Berlin Beatet Bestes. Folge 69. Deskonocidos live (2010).

Neulich war ich mit meiner Freundin auf einem Konzert von Sharon Jones & the Dap-Kings. Zu Recht hat sich die New Yorker Band mit ihrer mitreißenden, energiegeladenen Soulmusik in den letzten Jahren einen Namen gemacht. Die 53jährige Sharon Jones ist eine Ausnahme­erscheinung, die sogar ihre Ansagen singt und dazu zwei Stunden lang ununterbrochen tanzt. Sie hat so viel Energie, dass ich nach dem Konzert dachte: Ich will nie wieder eine Frontperson mit weniger Energie sehen. Und auch meine Freundin und ich haben dazu herrlich getanzt.
Gestern war ich dann allein mal wieder auf einem Jungskonzert. In meinem Lieblingskeller Koma F. Draußen regnete es und war bitterkalt. Das Publikum war überschaubar. Zur selben Zeit spielte nämlich irgendwo in Berlin der ehema­lige Frontmann der legendären Anarcho-Punkband Crass, Steve Ignorant, in einer größeren Location. Also schlechte Voraussetzungen für einen Hardcore-Punkabend in einem feuchten Keller. Dennoch war es eine großartige Show. Überraschenderweise war die Frauenquote unter den Gästen an diesem Abend höher als sonst, und so wurde auch hier getanzt. Es spielten drei Gruppen: Images aus Hannover, Deskonocidos aus Texas und Reflections Of ­Internal Rain aus Serbien. Images machen hymnischen, technisch unglaublich versierten und tanzbaren Punk. Deskonocidos spielen sowohl melodischen Anarcho-Punk als auch düsteren Post-Punk, der an die Veröffentlichungen des Crass-Labels Mitte der Achtziger erinnerte. Allerdings singen die vier Latinos aus Austin, Texas, auf Spanisch. Die serbischen R.O.I.R. brachten den Abend dann mit ihrem explosiven und spielfreudigen modernen Hardcore zu einem furiosen Ende.
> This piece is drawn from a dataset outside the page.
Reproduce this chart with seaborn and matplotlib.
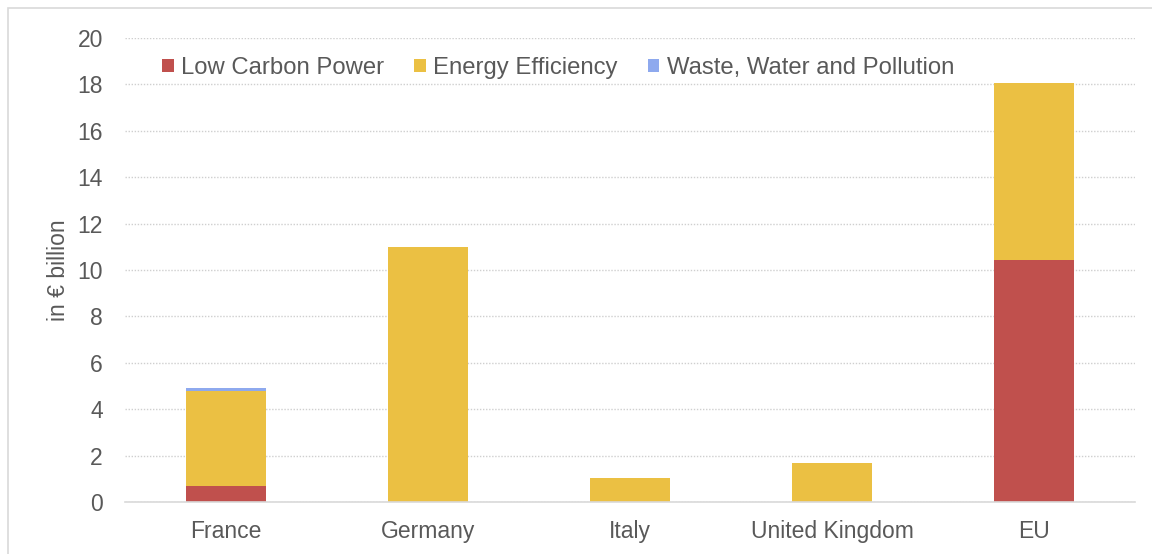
import matplotlib
matplotlib.use("Agg")
import matplotlib.pyplot as plt
from matplotlib.patches import Patch, Rectangle
import numpy as np
import pandas as pd
import seaborn as sns

# Green investment by country, in € billion
countries = ["France", "Germany", "Italy", "United Kingdom", "EU"]
low_carbon_power = [0.70, 0.0, 0.0, 0.0, 10.43]
energy_efficiency = [4.08, 11.0, 1.03, 1.70, 7.63]
waste_water_pollution = [0.15, 0.0, 0.0, 0.0, 0.0]

series_names = ["Low Carbon Power", "Energy Efficiency", "Waste, Water and Pollution"]
series_colors = ["#C0504D", "#EBC043", "#8EA9EE"]
y_ticks = [0, 2, 4, 6, 8, 10, 12, 14, 16, 18, 20]

sns.set_theme(style="white")
plt.rcParams["font.family"] = ["Liberation Sans", "DejaVu Sans"]
text_color = "#595959"

df = pd.DataFrame({
    "country": countries,
    series_names[0]: low_carbon_power,
    series_names[1]: energy_efficiency,
    series_names[2]: waste_water_pollution,
})

# cumulative tops so that each layer is drawn over the one above it
layers = df[series_names].cumsum(axis=1)

fig = plt.figure(figsize=(11.52, 5.54), dpi=100)
ax = fig.add_axes([125 / 1152, 52 / 554, 1010 / 1152, 464 / 554])

for name, color in reversed(list(zip(series_names, series_colors))):
    sns.barplot(x=df["country"], y=layers[name], color=color, width=0.4,
                linewidth=0, saturation=1, ax=ax, order=countries)

ax.set_ylim(0, 20)
ax.set_xlim(-0.5, len(countries) - 0.5)
ax.set_yticks(y_ticks)
ax.set_yticklabels([str(t) for t in y_ticks])
ax.yaxis.grid(True, color="#CFCFCF", linestyle=(0, (1, 1.2)), linewidth=1.0)
ax.set_axisbelow(True)
for s in ["top", "right", "left"]:
    ax.spines[s].set_visible(False)
ax.spines["bottom"].set_color("#D9D9D9")
ax.spines["bottom"].set_linewidth(1.2)
ax.tick_params(axis="both", length=0, labelsize=16.5, colors=text_color)
ax.tick_params(axis="x", pad=13)
ax.tick_params(axis="y", pad=16)
ax.set_xlabel("")
ax.set_ylabel("in € billion", fontsize=16.5, color=text_color, labelpad=5)

handles = [Patch(facecolor=c, edgecolor="none") for c in series_colors]
leg = ax.legend(handles, series_names, loc="center left", bbox_to_anchor=(0.0366, 0.935),
                ncol=3, frameon=False, fontsize=17.2, handlelength=0.5, handleheight=0.5,
                handletextpad=0.3, columnspacing=1.25, labelcolor=text_color,
                borderaxespad=0, borderpad=0)

# light frame around the chart
fig.patches.append(Rectangle((8 / 1152, -0.01), 1.02, 1 - 8 / 554 + 0.01,
                             transform=fig.transFigure, fill=False,
                             edgecolor="#D9D9D9", linewidth=1.2))

fig.savefig("out.png", dpi=100, facecolor="white")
Alle genannten Gruppen sind reine Independent-Bands. Selbst Sharon Jones & the Dap-Kings veröffentlichen ihre Platten auf ihrem eigenen Daptone Records Label. Das Sharon-Jones-Konzert kostete 35 Euro Eintritt, Steve Ignorant 15 Euro, die drei Bands im Koma F allerdings nur fünf Euro. Eigentlich kann das finanziell nicht funktionieren. Die Bands haben sicher draufgezahlt, haben also für uns Gäste mitbezahlt. Alle hatten Singles, LPs, CDs und T-Shirts im Angebot, wobei Singles meist vier bis fünf Euro kosten, LPs und T-Shirts zehn, die CD von R.O.I.R. sogar nur fünf Euro. Geld, das ohne Zwischenhändler direkt an die Bands geht und das sie für die Tour brauchen. Die wenigen Besucher haben ihr Möglichstes getan, ihnen etwas abzukaufen, aber die Situation der Do-It-Yourself-Szene scheint hoffnungslos. Ohne kontinuierliche Selbstausbeutung ist sie nicht zu betreiben. Die Leidenschaft, mit der sie trotz aller Widerstände und ohne große Werbung weltweit am Laufen gehalten wird, ist deshalb umso beeindruckender.
Meine Leidenschaft für die Untergrundszene hat in den vergangenen 25 Jahren immer mal wieder nachgelassen. Es ist den wenigen echten Fanatikern und Aktivisten zu verdanken, dass sie dennoch weiterlebt und ich Abende wie den gestrigen erleben kann: Ihr seid die Coolsten.